Simone Dinnerstein s'en tient donc à l'ordre habituel, et suit à la lettre la note où Bach invite l'interprète de ces concentrés polyphoniques à « par­dessus tout développer un jeu cantabile ». Jeu certes plus délicat au clavecin qu'au piano, où le virtuose prend en revanche le risque de détendre les ressorts rythmiques. Rien de tel chez Dinnerstein, qui unit le rebond léger de la danse et le toucher profond du piano ‑ timbre moelleux, et si bien capté par les micros qu'on ne se doute pas un instant que les inventions et les sinfonias résonnaient dans deux salles différentes. L’intelligence polyphonique qui nous valait il y a quelques années d'exceptionnelles Variations Goldberg (Diapason d'or, cf. no 561) est toujours au pouvoir.
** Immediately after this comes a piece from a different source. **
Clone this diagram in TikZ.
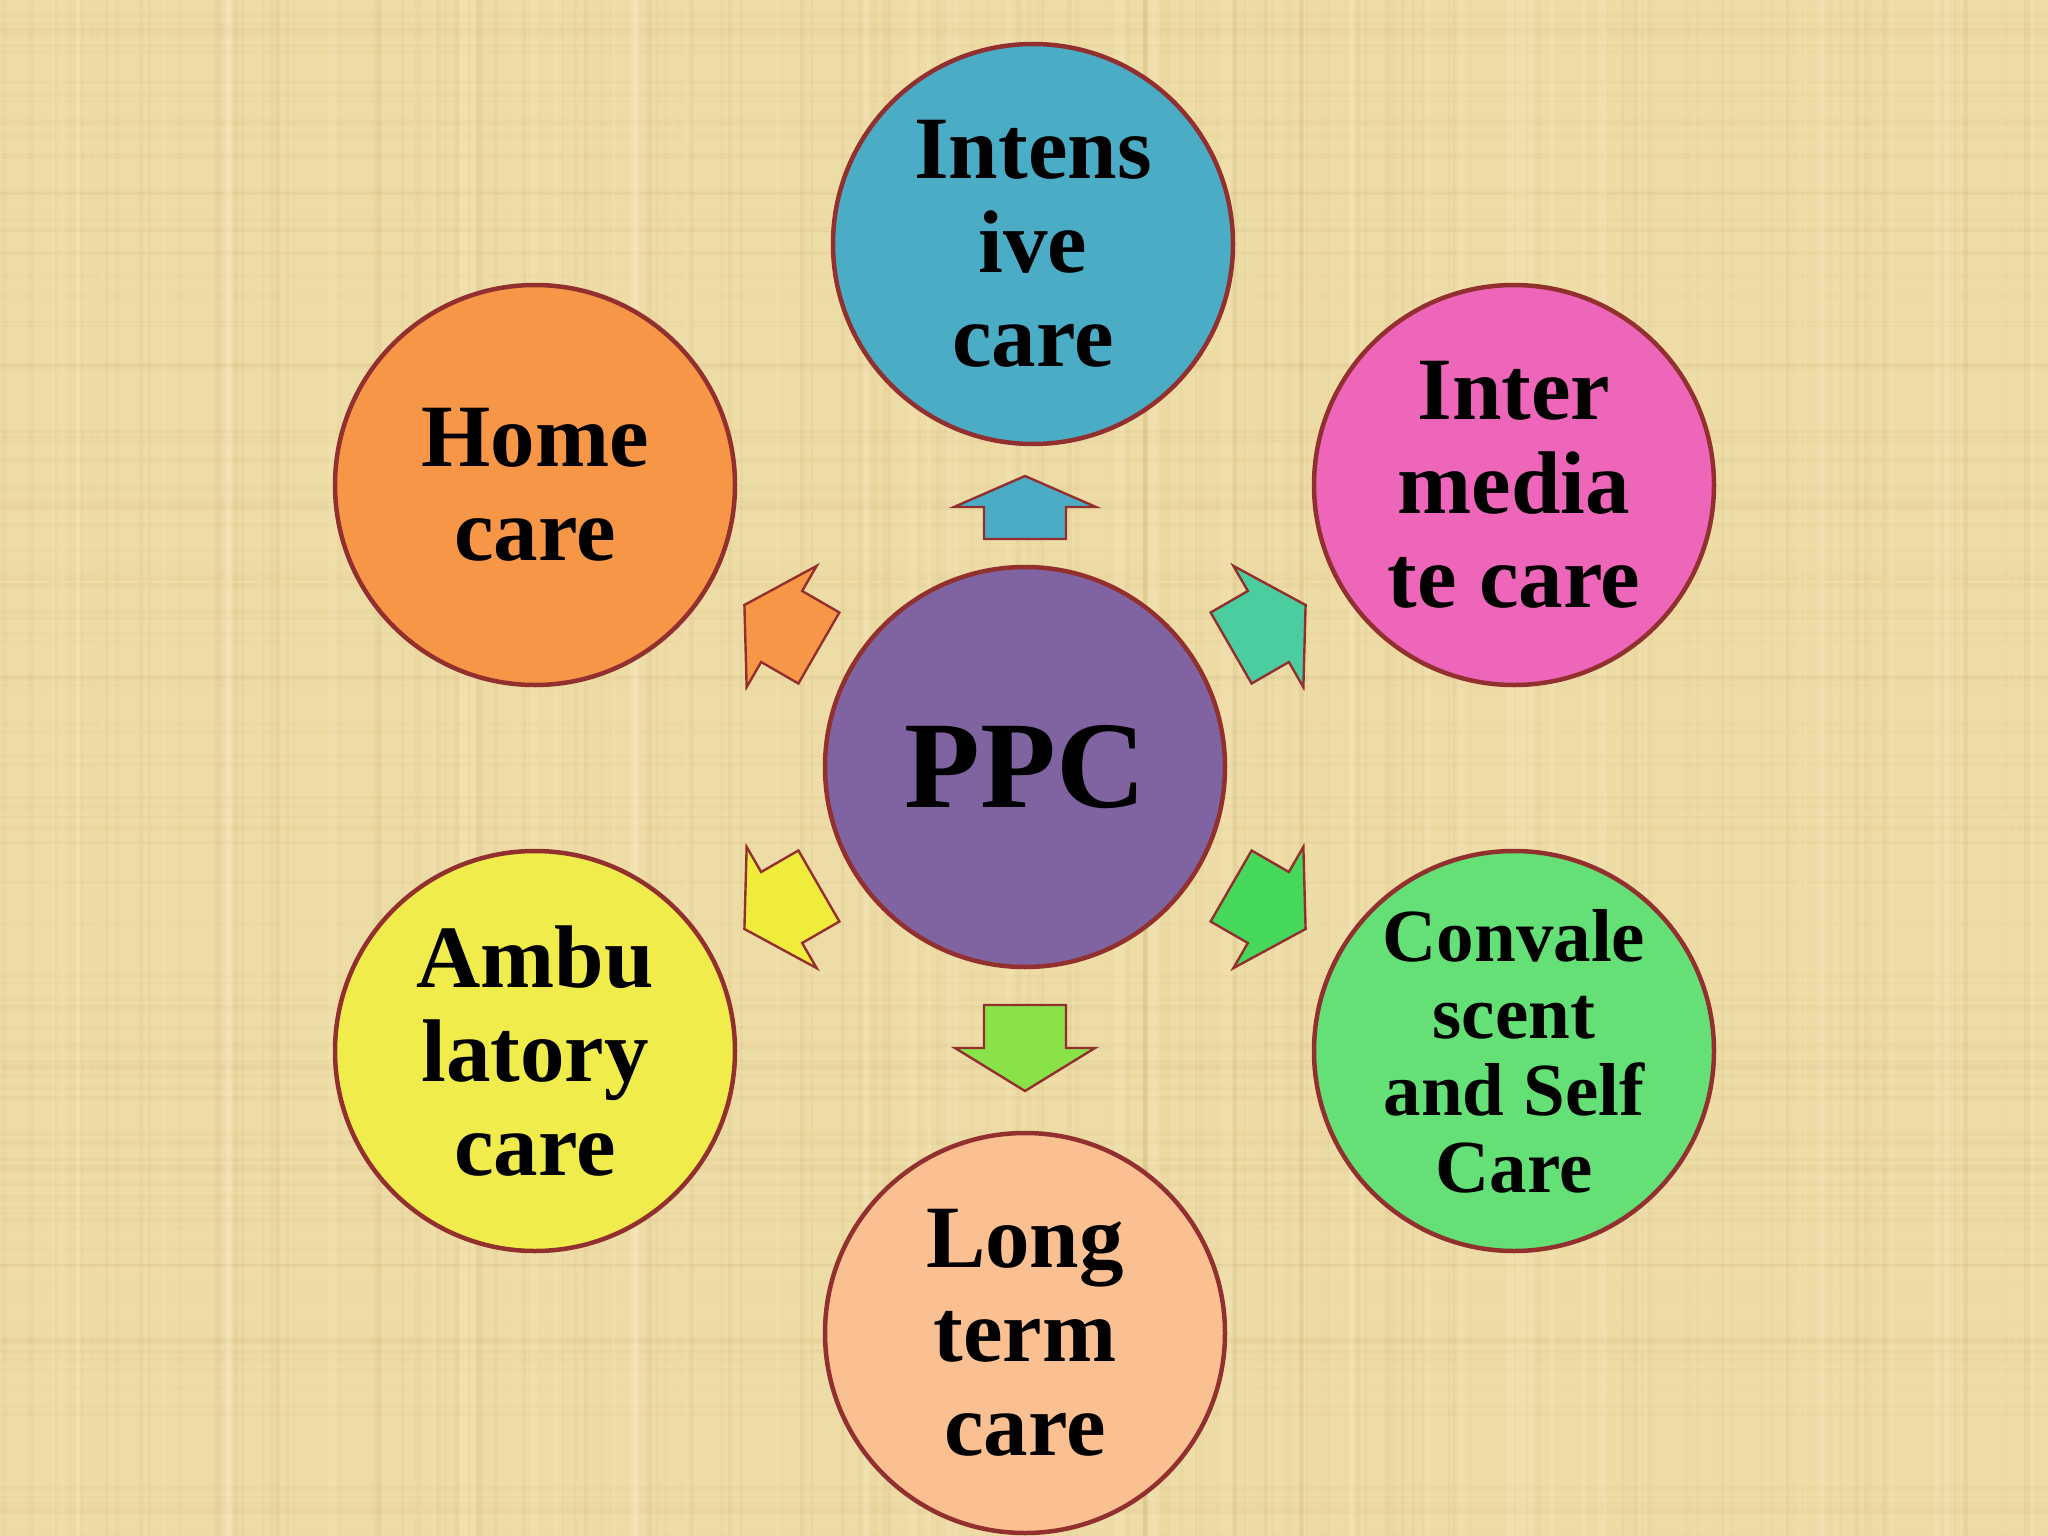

La respiration large qui porte les quinze Inventions, et unit leurs inflexions très soignées, s'accorde à la vocalité polyphonique attendue. Dans les sinfonias, la variété des caractères peine davantage à se renouveler. Celle en sol mineur donne la mesure d'un toucher splen­dide, celle en mi bémol avance (ex­cellente idée) à tâtons, mais le jeu harmonieux de Dinnerstein passe à côté de la douleur entêtante de la longue Fa mineur (Koroliov ici est inoubliable) et s'en tient à une mélancolie décorative dans la mineur ‑ certes, la pièce la plus faible du cahier à trois voix. On s'étonne davantage que la pianiste américaine baigne dans la même lumière douce et pudique la sinfonia en mi mineur, dont l'écriture invite à une projection nettement plus lyrique et diversifiée d'une section à l'autre. Celle en do mineur s'installe dans un caractère assez proche, mais s'y épanouit. L’éclat de la dernière (franchement difficile, et magistralement galbée) vient, comme à un cheveu sur la soupe après ce cheminement trop homogène.

Partout on admire la souplesse et la plasticité du jeu, mais d'un interprète alignant les trente pièces, on attend un plan de route plus franchement diversifié. A cet égard, Evgueni Koroliov a peu de rivaux (Diapason d'or, Hänssler).